Data:
- - - -

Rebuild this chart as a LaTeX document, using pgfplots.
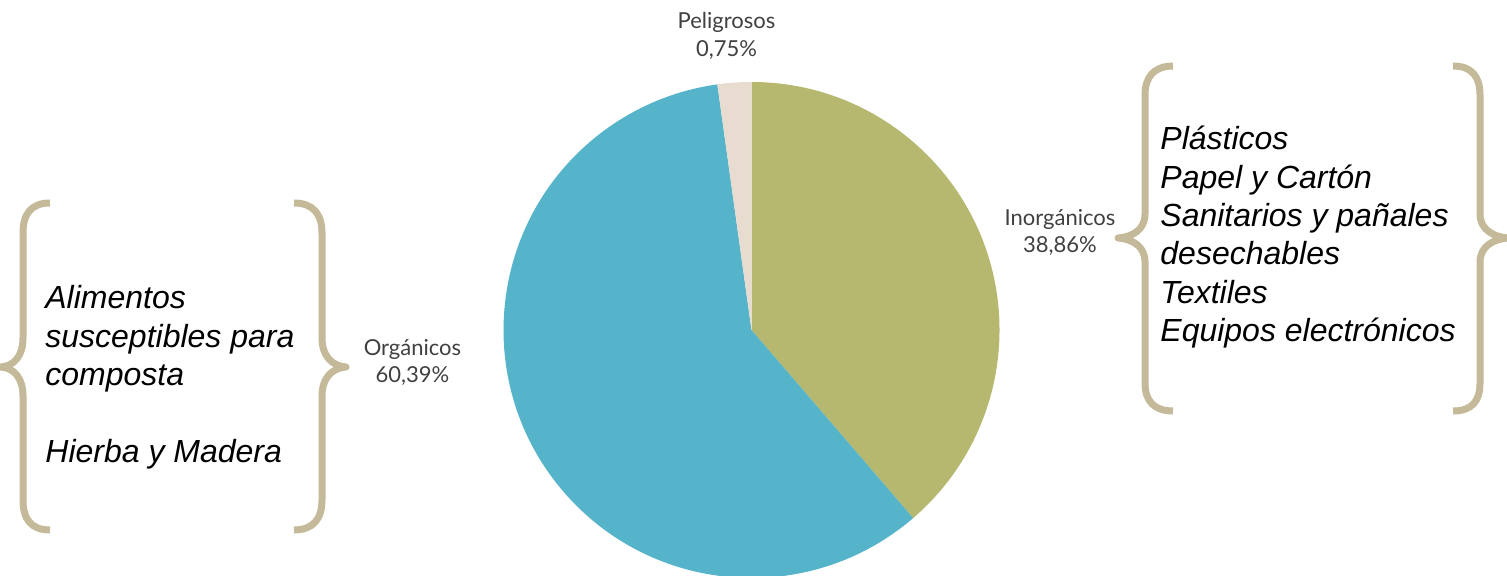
\documentclass[border=0pt]{standalone}
\usepackage{pgfplots}
\pgfplotsset{compat=1.18}
\usepackage{pgfplotstable}
\usepackage{fontspec}
\setmainfont{Liberation Sans}
\newfontfamily\lbl{Lato}

\definecolor{cInorg}{RGB}{181,184,110}
\definecolor{cOrg}{RGB}{86,180,202}
\definecolor{cPel}{RGB}{232,219,207}
\definecolor{cBrace}{RGB}{196,185,152}
\definecolor{cLabel}{RGB}{64,64,64}

% wedge sizes as drawn (percent)
\pgfplotstableread{
label value
Inorganicos 38.7
Organicos 59.1
Peligrosos 2.2
}\piedata

\begin{document}
\begin{tikzpicture}
\pgfplotstablegetelem{0}{value}\of\piedata
\pgfmathsetmacro\aA{90-3.6*\pgfplotsretval}
\pgfplotstablegetelem{1}{value}\of\piedata
\pgfmathsetmacro\aB{\aA-3.6*\pgfplotsretval}
\pgfplotstablegetelem{2}{value}\of\piedata
\pgfmathsetmacro\aC{\aB-3.6*\pgfplotsretval}
\begin{axis}[hide axis, scale only axis, width=753.5pt, height=288pt,
  xmin=0, xmax=1507, ymin=0, ymax=576, y dir=reverse, clip=false]
\coordinate (ll) at (axis cs:0,0);
\coordinate (ur) at (axis cs:1507,576);
% pie
\fill[cInorg] (axis cs:751.5,330) -- ++(90:124pt) arc[start angle=90, end angle=\aA, radius=124pt] -- cycle;
\fill[cOrg] (axis cs:751.5,330) -- ++(\aA:124pt) arc[start angle=\aA, end angle=\aB, radius=124pt] -- cycle;
\fill[cPel] (axis cs:751.5,330) -- ++(\aB:124pt) arc[start angle=\aB, end angle=\aC, radius=124pt] -- cycle;
% slice labels
\tikzset{lab/.style={anchor=base, inner sep=0pt, text=cLabel, font=\lbl\fontsize{11}{13}\selectfont}}
\node[lab] at (axis cs:726.5,29) {Peligrosos};
\node[lab] at (axis cs:726.5,57) {0,75\%};
\node[lab] at (axis cs:1060,225.5) {Inorgánicos};
\node[lab] at (axis cs:1060,253) {38,86\%};
\node[lab] at (axis cs:412.5,356) {Orgánicos};
\node[lab] at (axis cs:412.5,383) {60,39\%};
% braces
\tikzset{br/.style={draw=cBrace, line width=3.5pt, line join=round}}
\draw[br] (axis cs:50,203) .. controls (axis cs:31,203) and (axis cs:23,214) .. (axis cs:23,233)
  -- (axis cs:23,338) .. controls (axis cs:23,356) and (axis cs:14,366) .. (axis cs:1,367)
  .. controls (axis cs:14,368) and (axis cs:23,378) .. (axis cs:23,396)
  -- (axis cs:23,500) .. controls (axis cs:23,519) and (axis cs:31,530) .. (axis cs:50,530);
\draw[br] (axis cs:294,203) .. controls (axis cs:313,203) and (axis cs:322,214) .. (axis cs:322,233)
  -- (axis cs:322,338) .. controls (axis cs:322,356) and (axis cs:332,366) .. (axis cs:346,367)
  .. controls (axis cs:332,368) and (axis cs:322,378) .. (axis cs:322,396)
  -- (axis cs:322,500) .. controls (axis cs:322,519) and (axis cs:313,530) .. (axis cs:294,530);
\draw[br] (axis cs:1173,66) .. controls (axis cs:1154,66) and (axis cs:1145,77) .. (axis cs:1145,95)
  -- (axis cs:1145,214) .. controls (axis cs:1145,230) and (axis cs:1132,237) .. (axis cs:1118,238)
  .. controls (axis cs:1132,239) and (axis cs:1145,246) .. (axis cs:1145,262)
  -- (axis cs:1145,383) .. controls (axis cs:1145,401) and (axis cs:1154,411) .. (axis cs:1173,411);
\draw[br] (axis cs:1453,66) .. controls (axis cs:1472,66) and (axis cs:1480,77) .. (axis cs:1480,95)
  -- (axis cs:1480,214) .. controls (axis cs:1480,230) and (axis cs:1494,237) .. (axis cs:1508,238)
  .. controls (axis cs:1494,239) and (axis cs:1480,246) .. (axis cs:1480,262)
  -- (axis cs:1480,383) .. controls (axis cs:1480,401) and (axis cs:1472,411) .. (axis cs:1453,411);
% brace texts
\tikzset{bt/.style={anchor=base west, inner sep=0pt, font=\itshape\fontsize{16}{19}\selectfont}}
\node[bt] at (axis cs:45,309) {Alimentos};
\node[bt] at (axis cs:45,347.3) {susceptibles para};
\node[bt] at (axis cs:45,385.6) {composta};
\node[bt] at (axis cs:45,462) {Hierba y Madera};
\node[bt] at (axis cs:1160,150) {Plásticos};
\node[bt] at (axis cs:1160,188.3) {Papel y Cartón};
\node[bt] at (axis cs:1160,226.6) {Sanitarios y pañales};
\node[bt] at (axis cs:1160,264.9) {desechables};
\node[bt] at (axis cs:1160,303.2) {Textiles};
\node[bt] at (axis cs:1160,341.5) {Equipos electrónicos};
\end{axis}
\pgfresetboundingbox
\path (ll) rectangle (ur);
\end{tikzpicture}
\end{document}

- - - -

Short exercise: Copy out each line word for word, please, skipping the images.

Solution:
Rebuild this chart as a LaTeX document, using pgfplots.
\documentclass[border=0pt]{standalone}
\usepackage{pgfplots}
\pgfplotsset{compat=1.18}
\usepackage{pgfplotstable}
\usepackage{fontspec}
\setmainfont{Liberation Sans}
\newfontfamily\lbl{Lato}

\definecolor{cInorg}{RGB}{181,184,110}
\definecolor{cOrg}{RGB}{86,180,202}
\definecolor{cPel}{RGB}{232,219,207}
\definecolor{cBrace}{RGB}{196,185,152}
\definecolor{cLabel}{RGB}{64,64,64}

% wedge sizes as drawn (percent)
\pgfplotstableread{
label value
Inorganicos 38.7
Organicos 59.1
Peligrosos 2.2
}\piedata

\begin{document}
\begin{tikzpicture}
\pgfplotstablegetelem{0}{value}\of\piedata
\pgfmathsetmacro\aA{90-3.6*\pgfplotsretval}
\pgfplotstablegetelem{1}{value}\of\piedata
\pgfmathsetmacro\aB{\aA-3.6*\pgfplotsretval}
\pgfplotstablegetelem{2}{value}\of\piedata
\pgfmathsetmacro\aC{\aB-3.6*\pgfplotsretval}
\begin{axis}[hide axis, scale only axis, width=753.5pt, height=288pt,
  xmin=0, xmax=1507, ymin=0, ymax=576, y dir=reverse, clip=false]
\coordinate (ll) at (axis cs:0,0);
\coordinate (ur) at (axis cs:1507,576);
% pie
\fill[cInorg] (axis cs:751.5,330) -- ++(90:124pt) arc[start angle=90, end angle=\aA, radius=124pt] -- cycle;
\fill[cOrg] (axis cs:751.5,330) -- ++(\aA:124pt) arc[start angle=\aA, end angle=\aB, radius=124pt] -- cycle;
\fill[cPel] (axis cs:751.5,330) -- ++(\aB:124pt) arc[start angle=\aB, end angle=\aC, radius=124pt] -- cycle;
% slice labels
\tikzset{lab/.style={anchor=base, inner sep=0pt, text=cLabel, font=\lbl\fontsize{11}{13}\selectfont}}
\node[lab] at (axis cs:726.5,29) {Peligrosos};
\node[lab] at (axis cs:726.5,57) {0,75\%};
\node[lab] at (axis cs:1060,225.5) {Inorgánicos};
\node[lab] at (axis cs:1060,253) {38,86\%};
\node[lab] at (axis cs:412.5,356) {Orgánicos};
\node[lab] at (axis cs:412.5,383) {60,39\%};
% braces
\tikzset{br/.style={draw=cBrace, line width=3.5pt, line join=round}}
\draw[br] (axis cs:50,203) .. controls (axis cs:31,203) and (axis cs:23,214) .. (axis cs:23,233)
  -- (axis cs:23,338) .. controls (axis cs:23,356) and (axis cs:14,366) .. (axis cs:1,367)
  .. controls (axis cs:14,368) and (axis cs:23,378) .. (axis cs:23,396)
  -- (axis cs:23,500) .. controls (axis cs:23,519) and (axis cs:31,530) .. (axis cs:50,530);
\draw[br] (axis cs:294,203) .. controls (axis cs:313,203) and (axis cs:322,214) .. (axis cs:322,233)
  -- (axis cs:322,338) .. controls (axis cs:322,356) and (axis cs:332,366) .. (axis cs:346,367)
  .. controls (axis cs:332,368) and (axis cs:322,378) .. (axis cs:322,396)
  -- (axis cs:322,500) .. controls (axis cs:322,519) and (axis cs:313,530) .. (axis cs:294,530);
\draw[br] (axis cs:1173,66) .. controls (axis cs:1154,66) and (axis cs:1145,77) .. (axis cs:1145,95)
  -- (axis cs:1145,214) .. controls (axis cs:1145,230) and (axis cs:1132,237) .. (axis cs:1118,238)
  .. controls (axis cs:1132,239) and (axis cs:1145,246) .. (axis cs:1145,262)
  -- (axis cs:1145,383) .. controls (axis cs:1145,401) and (axis cs:1154,411) .. (axis cs:1173,411);
\draw[br] (axis cs:1453,66) .. controls (axis cs:1472,66) and (axis cs:1480,77) .. (axis cs:1480,95)
  -- (axis cs:1480,214) .. controls (axis cs:1480,230) and (axis cs:1494,237) .. (axis cs:1508,238)
  .. controls (axis cs:1494,239) and (axis cs:1480,246) .. (axis cs:1480,262)
  -- (axis cs:1480,383) .. controls (axis cs:1480,401) and (axis cs:1472,411) .. (axis cs:1453,411);
% brace texts
\tikzset{bt/.style={anchor=base west, inner sep=0pt, font=\itshape\fontsize{16}{19}\selectfont}}
\node[bt] at (axis cs:45,309) {Alimentos};
\node[bt] at (axis cs:45,347.3) {susceptibles para};
\node[bt] at (axis cs:45,385.6) {composta};
\node[bt] at (axis cs:45,462) {Hierba y Madera};
\node[bt] at (axis cs:1160,150) {Plásticos};
\node[bt] at (axis cs:1160,188.3) {Papel y Cartón};
\node[bt] at (axis cs:1160,226.6) {Sanitarios y pañales};
\node[bt] at (axis cs:1160,264.9) {desechables};
\node[bt] at (axis cs:1160,303.2) {Textiles};
\node[bt] at (axis cs:1160,341.5) {Equipos electrónicos};
\end{axis}
\pgfresetboundingbox
\path (ll) rectangle (ur);
\end{tikzpicture}
\end{document}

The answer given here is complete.